India IT spending to reach $71.5B in 2013: Gartner
IT spending in India is projected to touch $71.5 billion in 2013, a 7.7 per cent increase from the $66.4 billion forecast for 2012, according to IT research and analysis firm Gartner, Inc.
The telecommunications market is the largest IT segment in India, with IT spending being forecast to reach $47.8 billion in 2013, followed by the IT services market with spending of $10.3 billion. The computing hardware market is projected to reach $9.5 billion in 2013 and software spending will be nearly $4 billion.
"India like other emerging markets continues exercising strong momentum despite inflationary pressures and appreciation of local currencies, which are expected in rising economies," said Peter Sondergaard, senior vice president and global head of research at Gartner.
Software segment will record the strongest revenue growth at 15 per cent and IT services will grow at 12 per cent. The telecom segment, which accounts for 67 per cent of the Indian ICT market, is set to register seven per cent revenue growth in 2013.
According to Sondergaard, businesses are increasingly looking to IT to help support the challenges of enhancing customer support, supply chain management, optimizing business processes or helping drive innovation in the business. "These demands are being placed on IT in an environment in which the infrastructure (hardware and software) foundation of IT within many enterprises may not be entirely in place. IT is also in transition from being viewed as a back-office support function to a frontline business-focused function."

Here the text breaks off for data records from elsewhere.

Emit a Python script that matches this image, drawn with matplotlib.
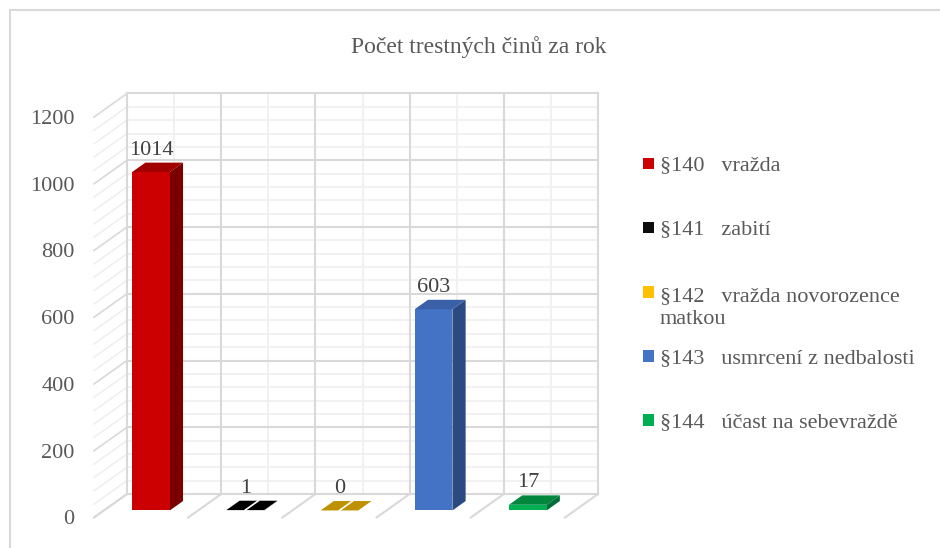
import matplotlib
matplotlib.use('Agg')
import matplotlib.pyplot as plt
from matplotlib.patches import Polygon, Rectangle
from matplotlib.lines import Line2D

title = 'Počet trestných činů za rok'
categories = ['§140   vražda', '§141   zabití', '§142   vražda novorozence\nmatkou',
              '§143   usmrcení z nedbalosti', '§144   účast na sebevraždě']
values = [1014, 1, 0, 603, 17]
front_colors = ['#CC0000', '#0D0D0D', '#FFC000', '#4472C4', '#00B050']
side_colors = ['#7A0000', '#000000', '#7F6000', '#2C4A82', '#006E36']
top_colors = ['#A00000', '#000000', '#BF9000', '#3A60A8', '#00873E']
yticks = [0, 200, 400, 600, 800, 1000, 1200]
minor_step = 40

plt.rcParams['font.family'] = ['Liberation Serif', 'DejaVu Serif']
TXT = '#595959'
FS = 16

W, H = 940, 548
fig = plt.figure(figsize=(W / 100, H / 100), dpi=100)

# geometry (pixels)
back_left, back_right = 127, 598
back_bottom, back_top = 494, 93.5
DXpx, DYpx = 33, 23.5
n = len(values)
ymax = yticks[-1]
cat_px = (back_right - back_left) / n
val_px = (back_bottom - back_top) / ymax
DXc = DXpx / cat_px
DYv = DYpx / val_px

ax = fig.add_axes([(back_left - DXpx) / W, 1 - (back_bottom + DYpx) / H,
                   (back_right - back_left + DXpx) / W, (back_bottom + DYpx - back_top) / H])
ax.set_xlim(-0.5 - DXc, n - 0.5)
ax.set_ylim(-DYv, ymax)
for s in ax.spines.values():
    s.set_visible(False)
ax.set_xticks([])
ax.set_yticks([v - DYv for v in yticks])
ax.set_yticklabels([str(v) for v in yticks])
ax.tick_params(axis='y', length=0, pad=14, labelsize=FS, labelcolor=TXT)
ax.patch.set_visible(False)


def P(x, v, d):
    return (x - (1 - d) * DXc, v - (1 - d) * DYv)


MAJ = '#D9D9D9'
MIN = '#EEEEEE'

# minor gridlines
for v in range(0, ymax + 1, minor_step):
    if v in yticks:
        continue
    ax.plot([-0.5, n - 0.5], [v, v], color=MIN, lw=1.1, zorder=1, clip_on=False)
    a, b = P(-0.5, v, 1), P(-0.5, v, 0)
    ax.plot([a[0], b[0]], [a[1], b[1]], color=MIN, lw=1.1, zorder=1, clip_on=False)
for i in range(n):
    ax.plot([i, i], [0, ymax], color=MIN, lw=1.1, zorder=1, clip_on=False)

# major gridlines
for v in yticks:
    ax.plot([-0.5, n - 0.5], [v, v], color=MAJ, lw=1.5, zorder=2, clip_on=False)
    a, b = P(-0.5, v, 1), P(-0.5, v, 0)
    ax.plot([a[0], b[0]], [a[1], b[1]], color=MAJ, lw=1.2, zorder=2, clip_on=False)
for i in range(n + 1):
    x = i - 0.5
    ax.plot([x, x], [0, ymax], color=MAJ, lw=1.5, zorder=2, clip_on=False)
    a, b = P(x, 0, 1), P(x, 0, 0)
    ax.plot([a[0], b[0]], [a[1], b[1]], color=MAJ, lw=1.5, zorder=2, clip_on=False)

# bars
w = 0.2
d0, d1 = 0.3, 0.7
for i, v in enumerate(values):
    front = [P(i - w, 0, d0), P(i + w, 0, d0), P(i + w, v, d0), P(i - w, v, d0)]
    side = [P(i + w, 0, d0), P(i + w, 0, d1), P(i + w, v, d1), P(i + w, v, d0)]
    top = [P(i - w, v, d0), P(i + w, v, d0), P(i + w, v, d1), P(i - w, v, d1)]
    ax.add_patch(Polygon(side, closed=True, facecolor=side_colors[i], edgecolor='none', zorder=4, clip_on=False))
    ax.add_patch(Polygon(front, closed=True, facecolor=front_colors[i], edgecolor='none', zorder=5, clip_on=False))
    ax.add_patch(Polygon(top, closed=True, facecolor=top_colors[i], edgecolor='none', zorder=6, clip_on=False))
    if v < 0.01 * ymax:
        a, b = P(i, v, d0), P(i, v, d1)
        ax.plot([a[0], b[0]], [a[1], b[1]], color='white', lw=1.2, zorder=7, clip_on=False)
    fx, fy = P(i, v, d0)
    ax.annotate(str(v), (fx, fy), xytext=(0, 15.8), textcoords='offset points',
                ha='center', va='center', fontsize=FS, color='#404040', zorder=8,
                annotation_clip=False)

# title
fig.text(479 / W, 1 - 47 / H, title, ha='center', va='center', fontsize=17, color=TXT)

# legend (manual, Excel-like even spacing)
leg_y0, leg_dy, line_px = 163.3, 64.2, 25
for k, lab in enumerate(categories):
    yc = leg_y0 + k * leg_dy
    fig.add_artist(Rectangle((642.7 / W, 1 - (yc + 5.8) / H), 11.6 / W, 11.6 / H,
                             transform=fig.transFigure, facecolor=front_colors[k], edgecolor='none'))
    extra = lab.count('\n') * line_px
    fig.text(660 / W, 1 - (yc + 7 + extra) / H, lab, ha='left', va='baseline', fontsize=FS,
             color=TXT, linespacing=1.27)

# chart border
fig.add_artist(Line2D([9.5 / W, 1], [1 - 9.5 / H, 1 - 9.5 / H], color='#D9D9D9', lw=1.5,
                      transform=fig.transFigure))
fig.add_artist(Line2D([9.5 / W, 9.5 / W], [0, 1 - 9.5 / H], color='#D9D9D9', lw=1.5,
                      transform=fig.transFigure))

fig.savefig('out.png', dpi=100, facecolor='white')
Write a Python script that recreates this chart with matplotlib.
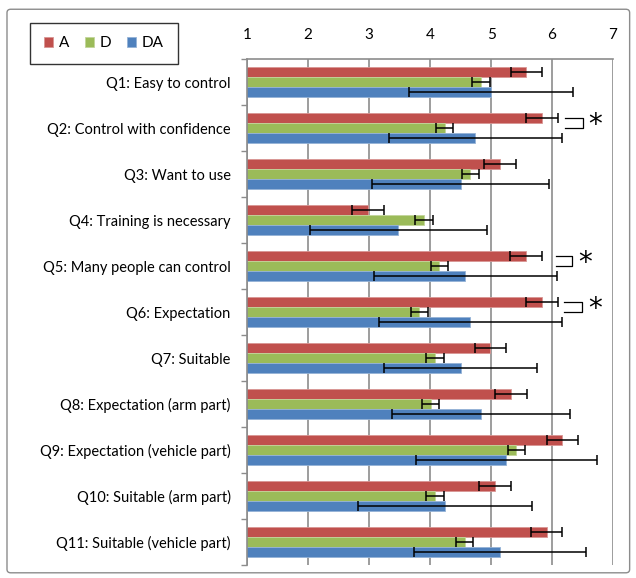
import numpy as np
import matplotlib.pyplot as plt
from matplotlib.patches import FancyBboxPatch

plt.rcParams['font.family'] = ['Lato', 'DejaVu Sans']

# Questionnaire items (top to bottom)
questions = [
    "Q1: Easy to control",
    "Q2: Control with confidence",
    "Q3: Want to use",
    "Q4: Training is necessary",
    "Q5: Many people can control",
    "Q6: Expectation",
    "Q7: Suitable",
    "Q8: Expectation (arm part)",
    "Q9: Expectation (vehicle part)",
    "Q10: Suitable (arm part)",
    "Q11: Suitable (vehicle part)",
]

# Mean scores
a_mean = [5.58, 5.83, 5.15, 2.98, 5.57, 5.83, 4.99, 5.33, 6.17, 5.07, 5.91]
d_mean = [4.84, 4.24, 4.66, 3.90, 4.15, 3.82, 4.08, 4.01, 5.41, 4.08, 4.57]
da_mean = [5.00, 4.74, 4.50, 3.48, 4.58, 4.66, 4.50, 4.84, 5.25, 4.24, 5.15]

# Error bar half-widths
a_err = [0.26, 0.26, 0.26, 0.26, 0.26, 0.26, 0.26, 0.26, 0.26, 0.26, 0.26]
d_err = [0.15, 0.14, 0.14, 0.14, 0.14, 0.14, 0.15, 0.14, 0.14, 0.15, 0.14]
da_err = [1.35, 1.42, 1.45, 1.45, 1.50, 1.50, 1.26, 1.46, 1.48, 1.43, 1.41]

# Significance brackets (A vs D)
sig_items = [1, 4, 5]
sig_left = [6.22, 6.06, 6.20]
sig_right = [6.50, 6.33, 6.49]

series = [("A", a_mean, a_err, "#C0504D", "#D99694"),
          ("D", d_mean, d_err, "#9BBB59", "#C3D69B"),
          ("DA", da_mean, da_err, "#4F81BD", "#95B3D7")]

fig = plt.figure(figsize=(6.36, 5.78), dpi=100)
ax = fig.add_axes([0.3888, 0.0225, 0.5750, 0.8754])

# outer chart border
fig.patches.append(FancyBboxPatch((0.011, 0.009), 0.979, 0.975,
                                  boxstyle="round,pad=0,rounding_size=0.006",
                                  transform=fig.transFigure, facecolor="none",
                                  edgecolor="#8C8C8C", linewidth=1.0))

y = np.arange(len(questions))
h = 0.218
handles = []
for i, (name, mean, err, col, edge) in enumerate(series):
    pos = y + (i - 1) * h
    b = ax.barh(pos, mean, height=h, color=col, edgecolor=edge, linewidth=0.6,
                label=name, zorder=2)
    ax.errorbar(mean, pos, xerr=err, fmt="none", ecolor="black", elinewidth=1.1,
                capsize=3.5, capthick=1.1, zorder=3)
    handles.append(b)

# significance brackets
for q, xl, xr in zip(sig_items, sig_left, sig_right):
    y1 = q - h
    y2 = q
    ax.plot([xl, xr, xr, xl], [y1, y1, y2, y2], color="black", lw=0.9,
            zorder=4, clip_on=False)
    ax.text(xr + 0.1, (y1 + y2) / 2 + 0.04, "*", fontsize=20, ha="left",
            va="center", family="DejaVu Sans", clip_on=False)

ax.set_xlim(1, 7)
ax.set_ylim(len(questions) - 0.5, -0.5)
ax.set_xticks(range(1, 8))
ax.xaxis.tick_top()
ax.tick_params(axis="x", length=0, pad=12, labelsize=11)
ax.grid(axis="x", color="#8C8C8C", linewidth=1.2, zorder=0)
ax.set_axisbelow(True)

ax.set_yticks(y)
ax.set_yticklabels(questions, fontsize=10.5)
ax.set_yticks(np.arange(-0.5, len(questions)), minor=True)
ax.tick_params(axis="y", which="major", length=0, pad=12)
ax.tick_params(axis="y", which="minor", length=4, color="#8C8C8C", width=1)

for s in ["bottom", "right"]:
    ax.spines[s].set_visible(False)
for s in ["left", "top"]:
    ax.spines[s].set_color("#8C8C8C")
    ax.spines[s].set_linewidth(1.2)

leg = fig.legend(handles=handles, loc="upper left", bbox_to_anchor=(0.035, 0.974),
                 ncol=3, frameon=True, fancybox=False, edgecolor="black",
                 fontsize=11, handlelength=0.6, handleheight=0.6,
                 handletextpad=0.4, columnspacing=1.0, borderpad=0.9)
leg.get_frame().set_linewidth(1.0)

fig.savefig("out.png", dpi=100)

Partha Iyengar, head of research – India, Gartner said that the hardware segment will account for 14.1 per cent of all IT spending in India by 2016, driven by positive contributions from the storage and the client computing segment. "Mobile phones will continue to be the fastest growing space within the Indian IT market. During the same time period, this segment will also account for nearly 42 per cent of all telecommunications revenue in India and it will also account for nearly 26 per cent of the overall IT spending."
While IT is the primary driver of business growth, concerns around the economic slowdown are gathering strength and are a matter of concern. In Gartner's latest CEO survey, 85 per cent of CEOs believe they will be negatively impacted by the global economic slowdown.
"We live and work in an age unleashed by a nexus of forces; social, mobile, information and cloud. While there is economic uncertainty there is also enormous opportunity. IT is at the centre of every business, every government agency from the backend and the edge, directly to the customer. These forces are innovative and disruptive just taken on their own, but brought together, they are revolutionising business and society," said Sondergaard.